For years, we've been told that Israel is stealing Palestinian water resources. This slogan, much promoted, particularly in Europe, was then disproven, conclusively and authoritatively, by Israel's Water Authority, which described clearly the rational, fair and, most importantly, mutually agreed upon management and distribution of water resources to both Israel and territories under Palestinian administration.
Since then, the narrative has shifted slightly. It is no longer the government of Israel which is stealing water, but Jewish settlers who are accused of the dastardly deed. The following video was taken at a well outside the Jewish community of Sussya, in the South Hebron Hills. It depicts a situation which, depending on your level of blind commitment to ending Israeli "occupation" either never happened, isn't supposed to be happening, simply doesn't fit the media narrative of Jewish theft of Arab resources or, if all sense of justice fails you, is perfectly defensible - Israeli leftist radicals helping Palestinians steal water from wells which supply Jewish communities.
Haaretz did not report this story, if you can call it a story. It's as if it never happened. Just another day of anonymous Jewish life in the Hebron Hills. This well did not go dry, not that time, not that day, and hundreds of animals - at least the ones Arab thieves didn't steal the other night - did not go thirsty. You can see the distances involved, and the constant vigilance necessary on the part of the residents to protect their rights and property.
It wasn't always this way. Sussya once had good relations with neighboring Palestinian villages. They used to help one another with the harvests, with irrigation. It's only in recent months and years that Palestinians have begun to show up, always with the encouragement and participation of radical Israeli leftists, emptying communal water cisterns, stealing livestock, making claims on prime agricultural lands cultivated by Jews that were arid desert in aerial photographs 30 years ago. This relentless harassment and predation is a daily reality for residents of Jewish communities. Yet none of it would be possible without incitement by Israeli extremists, who agitate and convince the hotheads among local Arabs to create a disturbance and then get on their cell phones to inform Haaretz and the foreign media of yet another “atrocity”.
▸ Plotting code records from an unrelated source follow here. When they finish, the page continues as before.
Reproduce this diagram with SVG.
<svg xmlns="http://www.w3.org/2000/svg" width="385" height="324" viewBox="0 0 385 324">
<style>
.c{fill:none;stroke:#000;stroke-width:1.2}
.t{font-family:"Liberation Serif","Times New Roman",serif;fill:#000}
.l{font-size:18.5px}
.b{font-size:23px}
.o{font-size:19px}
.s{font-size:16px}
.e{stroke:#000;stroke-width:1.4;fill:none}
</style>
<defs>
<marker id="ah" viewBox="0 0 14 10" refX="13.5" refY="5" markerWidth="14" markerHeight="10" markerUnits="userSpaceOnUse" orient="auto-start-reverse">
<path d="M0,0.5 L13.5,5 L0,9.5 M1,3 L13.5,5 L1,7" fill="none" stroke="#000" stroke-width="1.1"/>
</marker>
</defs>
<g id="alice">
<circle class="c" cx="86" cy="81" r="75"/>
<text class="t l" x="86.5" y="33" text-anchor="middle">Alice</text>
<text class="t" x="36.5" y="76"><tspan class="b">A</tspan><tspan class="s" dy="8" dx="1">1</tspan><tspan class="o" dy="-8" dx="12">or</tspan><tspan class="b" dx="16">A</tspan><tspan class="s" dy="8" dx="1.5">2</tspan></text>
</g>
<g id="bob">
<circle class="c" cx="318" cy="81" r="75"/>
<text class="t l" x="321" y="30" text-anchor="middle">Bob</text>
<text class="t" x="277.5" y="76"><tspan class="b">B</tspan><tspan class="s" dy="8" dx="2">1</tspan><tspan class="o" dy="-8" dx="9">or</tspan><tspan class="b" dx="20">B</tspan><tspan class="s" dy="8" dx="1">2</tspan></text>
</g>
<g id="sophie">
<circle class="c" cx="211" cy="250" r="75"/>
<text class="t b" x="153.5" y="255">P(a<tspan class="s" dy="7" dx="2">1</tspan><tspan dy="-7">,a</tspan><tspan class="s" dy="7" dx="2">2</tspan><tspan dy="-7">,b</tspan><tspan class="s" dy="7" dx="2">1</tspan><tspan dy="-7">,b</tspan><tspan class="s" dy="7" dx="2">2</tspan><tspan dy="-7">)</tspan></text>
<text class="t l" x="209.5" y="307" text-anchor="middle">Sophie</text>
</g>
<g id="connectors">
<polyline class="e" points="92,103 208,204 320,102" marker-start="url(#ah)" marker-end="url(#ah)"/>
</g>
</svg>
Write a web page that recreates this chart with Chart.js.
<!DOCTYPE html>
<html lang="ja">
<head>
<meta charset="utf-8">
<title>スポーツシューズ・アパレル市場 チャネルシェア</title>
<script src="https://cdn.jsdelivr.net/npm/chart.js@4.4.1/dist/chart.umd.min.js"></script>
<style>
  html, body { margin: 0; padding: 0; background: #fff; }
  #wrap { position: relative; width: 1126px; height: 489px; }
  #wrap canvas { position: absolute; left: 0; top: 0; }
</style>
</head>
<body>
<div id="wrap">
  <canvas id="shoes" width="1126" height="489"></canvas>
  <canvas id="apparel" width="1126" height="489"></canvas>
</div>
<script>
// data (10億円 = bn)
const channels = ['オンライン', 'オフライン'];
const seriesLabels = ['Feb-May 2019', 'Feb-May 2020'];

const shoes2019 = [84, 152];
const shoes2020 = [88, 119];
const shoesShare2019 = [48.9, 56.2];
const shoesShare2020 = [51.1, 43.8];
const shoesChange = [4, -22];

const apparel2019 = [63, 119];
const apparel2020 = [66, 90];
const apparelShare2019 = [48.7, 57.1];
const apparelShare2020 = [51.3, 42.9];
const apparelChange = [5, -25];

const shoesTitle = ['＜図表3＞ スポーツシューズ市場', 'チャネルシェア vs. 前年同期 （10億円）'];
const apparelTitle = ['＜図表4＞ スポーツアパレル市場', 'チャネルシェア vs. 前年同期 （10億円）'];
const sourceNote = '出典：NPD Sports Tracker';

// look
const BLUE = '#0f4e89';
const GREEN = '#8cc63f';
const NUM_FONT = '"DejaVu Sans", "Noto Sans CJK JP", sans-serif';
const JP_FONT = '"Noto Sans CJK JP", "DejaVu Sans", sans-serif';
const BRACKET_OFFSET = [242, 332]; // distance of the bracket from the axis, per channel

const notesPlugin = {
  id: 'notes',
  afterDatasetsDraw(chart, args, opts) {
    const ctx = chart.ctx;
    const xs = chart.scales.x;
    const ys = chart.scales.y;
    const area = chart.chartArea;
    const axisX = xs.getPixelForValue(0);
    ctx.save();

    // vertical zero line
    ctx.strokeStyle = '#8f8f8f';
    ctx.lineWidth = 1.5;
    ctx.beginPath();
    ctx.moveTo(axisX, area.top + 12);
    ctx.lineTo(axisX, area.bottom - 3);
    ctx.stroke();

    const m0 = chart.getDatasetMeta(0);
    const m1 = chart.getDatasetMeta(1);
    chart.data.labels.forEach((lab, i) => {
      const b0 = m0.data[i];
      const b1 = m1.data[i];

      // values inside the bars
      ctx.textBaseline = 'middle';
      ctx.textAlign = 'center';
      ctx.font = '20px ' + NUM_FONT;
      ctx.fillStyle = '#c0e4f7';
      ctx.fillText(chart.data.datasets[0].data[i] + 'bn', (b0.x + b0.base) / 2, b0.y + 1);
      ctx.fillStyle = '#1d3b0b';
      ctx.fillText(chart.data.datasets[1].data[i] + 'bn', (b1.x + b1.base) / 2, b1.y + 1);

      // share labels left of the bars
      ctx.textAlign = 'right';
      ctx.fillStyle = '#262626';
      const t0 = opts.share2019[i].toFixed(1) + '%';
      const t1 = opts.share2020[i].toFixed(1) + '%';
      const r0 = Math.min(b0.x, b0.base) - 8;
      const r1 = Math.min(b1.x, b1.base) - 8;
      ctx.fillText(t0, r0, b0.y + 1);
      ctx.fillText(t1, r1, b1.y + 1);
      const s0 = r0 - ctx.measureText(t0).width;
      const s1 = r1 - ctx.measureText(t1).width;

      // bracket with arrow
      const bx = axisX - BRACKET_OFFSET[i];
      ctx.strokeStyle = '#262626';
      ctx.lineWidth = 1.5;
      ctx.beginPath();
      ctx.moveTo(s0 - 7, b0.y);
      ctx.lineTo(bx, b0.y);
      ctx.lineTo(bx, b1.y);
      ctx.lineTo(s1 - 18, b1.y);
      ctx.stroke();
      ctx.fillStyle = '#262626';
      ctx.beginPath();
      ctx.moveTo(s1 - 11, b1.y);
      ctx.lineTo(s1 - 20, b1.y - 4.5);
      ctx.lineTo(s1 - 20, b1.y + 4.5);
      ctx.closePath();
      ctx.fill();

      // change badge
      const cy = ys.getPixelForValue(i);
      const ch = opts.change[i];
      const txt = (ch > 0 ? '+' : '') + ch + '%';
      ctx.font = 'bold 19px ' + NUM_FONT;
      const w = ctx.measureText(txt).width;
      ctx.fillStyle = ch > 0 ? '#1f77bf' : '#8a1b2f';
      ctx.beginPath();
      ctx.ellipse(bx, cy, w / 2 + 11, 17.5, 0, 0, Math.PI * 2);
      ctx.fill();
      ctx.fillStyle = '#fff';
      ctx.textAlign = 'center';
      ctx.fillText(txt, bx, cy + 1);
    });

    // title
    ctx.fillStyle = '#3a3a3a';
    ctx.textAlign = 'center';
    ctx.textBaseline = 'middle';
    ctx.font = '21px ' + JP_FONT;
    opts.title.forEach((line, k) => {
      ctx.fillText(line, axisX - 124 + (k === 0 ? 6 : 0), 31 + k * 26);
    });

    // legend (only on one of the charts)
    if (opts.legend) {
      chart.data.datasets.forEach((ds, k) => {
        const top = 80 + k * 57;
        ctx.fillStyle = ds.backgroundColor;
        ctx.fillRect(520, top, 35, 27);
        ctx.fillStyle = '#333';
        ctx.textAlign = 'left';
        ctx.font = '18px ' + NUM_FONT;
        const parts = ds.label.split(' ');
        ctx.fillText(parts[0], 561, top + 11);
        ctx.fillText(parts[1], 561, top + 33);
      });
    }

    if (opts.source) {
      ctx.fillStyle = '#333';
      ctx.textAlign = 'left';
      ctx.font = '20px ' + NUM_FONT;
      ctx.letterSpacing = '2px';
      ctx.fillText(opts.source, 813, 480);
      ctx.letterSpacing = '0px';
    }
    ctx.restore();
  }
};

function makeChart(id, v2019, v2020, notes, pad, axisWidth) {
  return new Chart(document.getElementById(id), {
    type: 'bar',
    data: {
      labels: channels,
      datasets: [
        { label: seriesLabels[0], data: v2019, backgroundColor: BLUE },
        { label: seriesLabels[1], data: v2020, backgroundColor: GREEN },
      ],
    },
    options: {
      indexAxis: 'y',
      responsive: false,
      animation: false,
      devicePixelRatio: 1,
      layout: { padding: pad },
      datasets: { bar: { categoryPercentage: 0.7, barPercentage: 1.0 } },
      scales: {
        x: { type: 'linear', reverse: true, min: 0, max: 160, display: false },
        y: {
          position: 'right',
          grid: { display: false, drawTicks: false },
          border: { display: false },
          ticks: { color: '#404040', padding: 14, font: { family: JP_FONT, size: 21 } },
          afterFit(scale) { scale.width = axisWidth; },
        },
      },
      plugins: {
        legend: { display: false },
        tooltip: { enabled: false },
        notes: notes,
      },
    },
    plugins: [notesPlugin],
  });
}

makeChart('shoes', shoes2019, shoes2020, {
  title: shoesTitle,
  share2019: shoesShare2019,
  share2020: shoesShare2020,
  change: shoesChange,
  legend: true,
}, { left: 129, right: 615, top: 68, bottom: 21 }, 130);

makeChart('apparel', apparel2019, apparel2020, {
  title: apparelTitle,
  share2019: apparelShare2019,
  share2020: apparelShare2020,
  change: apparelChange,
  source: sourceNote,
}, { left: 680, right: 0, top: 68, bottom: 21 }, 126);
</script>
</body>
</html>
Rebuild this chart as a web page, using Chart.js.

In Sussya it's water theft. In Bat Ayin last November fields were torched. Entire orchards were burned to the ground in Achiya (next to Shvut Rachel) during October, or was it the olive groves hacked up in next-door Shilo. After a while, it's hard to keep them all in order. The settlers get hung with the “price tag” policy that no one in the settlements supports, but meanwhile the cases of arson and sabotage against the Jewish communities mount without redress or reprisals. Farmers who raise the vandalism with the Civil Administration or the Army are told to pocket the loss; if no one was hurt the Army usually isn't willing to risk going into Arab villages to go after the culprits.
Havat Gilad, a community of 24 families built on privately owned Jewish land, was nearly burned down by arsonists last fall, again, as it is every six months, sometimes in the middle of the night when everyone is asleep. And as the fire meant to destroy the village burned through the Jewish fields of clover and, spurred by a change in wind spread to neighboring Arab trees the Jews were blamed in the foreign press, without a single interview on the Jewish side. The sense of frustration and abandonment among residents of the communities, victimized first by Arab arsonists and then by international media, is palpable. This is a reality that Peace Now does not describe in its requests for donations.
One of the primary challenges in advocating for the Jewish communities in Yesha is the total absence of media coverage of their experience. With the exception of INN, no Israeli news outlet goes into the settlements and speaks to the residents, except to quote some crazy gun-toting idiot, for flavor. Instead, what gets coverage are press releases from the IDF, Civil Administration and human rights groups, which rarely represent the perspectives, challenges and rights of the residents in the communities.
This is not to say that the settlers are made of puppy fuzz. There is plenty of coverage when they do wrong, along with condemnation and criticism, domestic and international, including from within the settlement communities, including by me. What is lacking is a balance in reporting that addresses the legitimate grievances, aspirations and perspectives of hundreds of thousands of people. No matter one's position on the settlements, we cannot be content to live in a world where political convenience makes necessary the creation of a type of subhuman to whom anything can be done and then justified with a media blackout.
The attempted theft of Sussya's water, on this particular day, would never had happened, to the extent that no one would have known of it, except that someone released a video now seen by a paltry 500 people showing us that it did. That is the reality, one which does not conform easily to the prevalent media narrative, and those who wish to stand on the side of peace and justice must acknowledge it as such.